Il est des peuples où on tourne le dos à celuy qu'on salue, et ne regarde l'on jamais celuy qu'on veult honorer
de Michel de MONTAIGNE dans I, 110
Il en est où l'on pleure la mort des enfants, et festoye l'on celle des vieillards
de Michel de MONTAIGNE dans I, 112
On l'esteindroit [une antipathie], qui s'y prendroit de bonne heure
de Michel de MONTAIGNE dans I, 184
J'aime mieulx, dit-il, que l'on demande pourquoy l'on n'a point dressé de statue à Caton, que pourquoy on luy en a dressé
de Jacques AMYOT dans Caton, 38
Quand on est bien, qu'a l'on besoing d'amis ?
Qu'on chante les nouveaux hymnes, Mais qu'on vante les vins vieux
de Pierre de RONSARD dans 394
L'en, l'on ou on peult estre bien joyeux
de PALSGR. dans fol. 102, verso.

ÉTYMOLOGIE

1
Picard, un, ein, o, ol, os ; Berry, ou ; provenç. et anc. catal. hom ; anc. espagn. omne ; anc. portug. ome ; anc. ital. huom ; du lat. homo, homme. Hom, om, on, est le nominatif du mot dont le régime est home. On comprend comment ce mot homme a pu devenir le substantif abstrait on. Dans l'ancien français on a dit souvent en pour on, par une tendance à changer la voyelle on en en, comme o latin en a (exemple dame de domina).
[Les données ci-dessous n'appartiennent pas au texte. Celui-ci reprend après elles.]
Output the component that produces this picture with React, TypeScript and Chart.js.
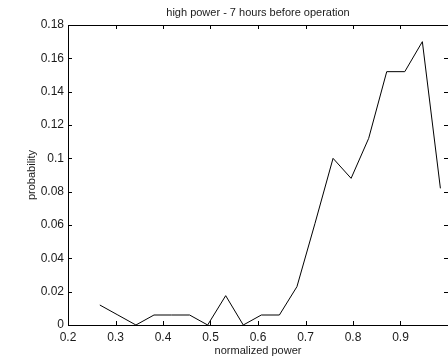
import React, { useEffect, useRef } from "react";
import { Chart, registerables } from "chart.js";

Chart.register(...registerables);

const powerLevels = [0.267, 0.305, 0.343, 0.381, 0.418, 0.456, 0.494, 0.532, 0.569, 0.607, 0.645, 0.682, 0.72, 0.758, 0.796, 0.833, 0.871, 0.909, 0.946, 0.984];
const probabilities = [0.012, 0.006, 0, 0.006, 0.006, 0.006, 0, 0.0176, 0, 0.006, 0.006, 0.023, 0.061, 0.1, 0.088, 0.112, 0.152, 0.152, 0.17, 0.082];
const chartTitle = "high power - 7 hours before operation";
const xTitle = "normalized power";
const yTitle = "probability";
const xMin = 0.2, xMax = 1.0, xStep = 0.1;
const yMin = 0, yMax = 0.18, yStep = 0.02;

const FONT = '"Liberation Sans", Arial, Helvetica, sans-serif';
const TEXT = "#1a1a1a";

const fmt = (v: number) => String(parseFloat(v.toFixed(3)));

const framePlugin = {
  id: "matlabFrame",
  afterDraw(chart: any) {
    const { ctx, chartArea } = chart;
    const { left, right, top, bottom } = chartArea;
    const xs = chart.scales.x;
    const ys = chart.scales.y;
    ctx.save();
    ctx.strokeStyle = "#000";
    ctx.lineWidth = 1;
    ctx.beginPath();
    ctx.rect(Math.round(left) + 0.5, Math.round(top) + 0.5, Math.round(right - left), Math.round(bottom - top));
    ctx.stroke();
    const tl = 4;
    ctx.beginPath();
    xs.ticks.forEach((t: any) => {
      const px = Math.round(xs.getPixelForValue(t.value)) + 0.5;
      ctx.moveTo(px, bottom);
      ctx.lineTo(px, bottom - tl);
      ctx.moveTo(px, top);
      ctx.lineTo(px, top + tl);
    });
    ys.ticks.forEach((t: any) => {
      const py = Math.round(ys.getPixelForValue(t.value)) + 0.5;
      ctx.moveTo(left, py);
      ctx.lineTo(left + tl, py);
      ctx.moveTo(right, py);
      ctx.lineTo(right - tl, py);
    });
    ctx.stroke();

    ctx.fillStyle = TEXT;
    ctx.textAlign = "center";
    ctx.textBaseline = "middle";
    ctx.font = `11px ${FONT}`;
    ctx.fillText(chartTitle, (left + right) / 2, 13);
    ctx.fillText(xTitle, (left + right) / 2, 351);
    ctx.translate(32, (top + bottom) / 2);
    ctx.rotate(-Math.PI / 2);
    ctx.fillText(yTitle, 0, 0);
    ctx.restore();
  },
};

export default function App() {
  const ref = useRef<HTMLCanvasElement | null>(null);
  useEffect(() => {
    document.body.style.margin = "0";
    const canvas = ref.current!;
    const chart = new Chart(canvas, {
      type: "line",
      data: {
        datasets: [
          {
            data: powerLevels.map((x, i) => ({ x, y: probabilities[i] })),
            borderColor: "#000",
            borderWidth: 1,
            pointRadius: 0,
            tension: 0,
            fill: false,
          },
        ],
      },
      options: {
        responsive: false,
        animation: false,
        devicePixelRatio: 1,
        layout: { padding: { top: 25, right: 0, left: 0, bottom: 0 } },
        plugins: { legend: { display: false }, title: { display: false }, tooltip: { enabled: false } },
        scales: {
          x: {
            type: "linear",
            min: xMin,
            max: xMax,
            grid: { display: false, drawTicks: false },
            border: { display: false },
            ticks: {
              stepSize: xStep,
              padding: 5,
              maxRotation: 0,
              autoSkip: false,
              color: TEXT,
              font: { family: FONT, size: 12 },
              callback: (v: any) => (Math.abs(v - xMax) < 1e-6 ? "" : fmt(v)),
            },
            afterFit: (s: any) => {
              s.height = 34;
              s.paddingRight = 0;
              s.paddingLeft = 0;
            },
          },
          y: {
            type: "linear",
            min: yMin,
            max: yMax,
            grid: { display: false, drawTicks: false },
            border: { display: false },
            ticks: {
              stepSize: yStep,
              padding: 4,
              autoSkip: false,
              color: TEXT,
              font: { family: FONT, size: 12 },
              callback: (v: any) => fmt(v),
            },
            afterFit: (s: any) => {
              s.width = 68;
              s.paddingTop = 0;
              s.paddingBottom = 0;
            },
          },
        },
      },
      plugins: [framePlugin],
    } as any);
    return () => chart.destroy();
  }, []);
  return <canvas ref={ref} width={448} height={359} style={{ display: "block", width: 448, height: 359 }} />;
}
SUPPLÉMENT AU DICTIONNAIRE

1
3. Selon l'usage de la langue de Malherbe, on et l'on pouvaient avoir dans la phrase une place qu'on ne leur donnerait pas aujourd'hui. Rochefontaine s'est sauvé, et n'a-t-on trouvé sur Montchrestien autre chose qu'un billet, Lexique, éd. L. Lalanne. Le marché d'enclore les faubourgs dans la ville est fait, et y commencera l'on à ce printemps, ib. On l'a ouvert aujourd'hui [le comte de Sault], et a l'on trouvé qu'il avait les boyaux pourris, ib.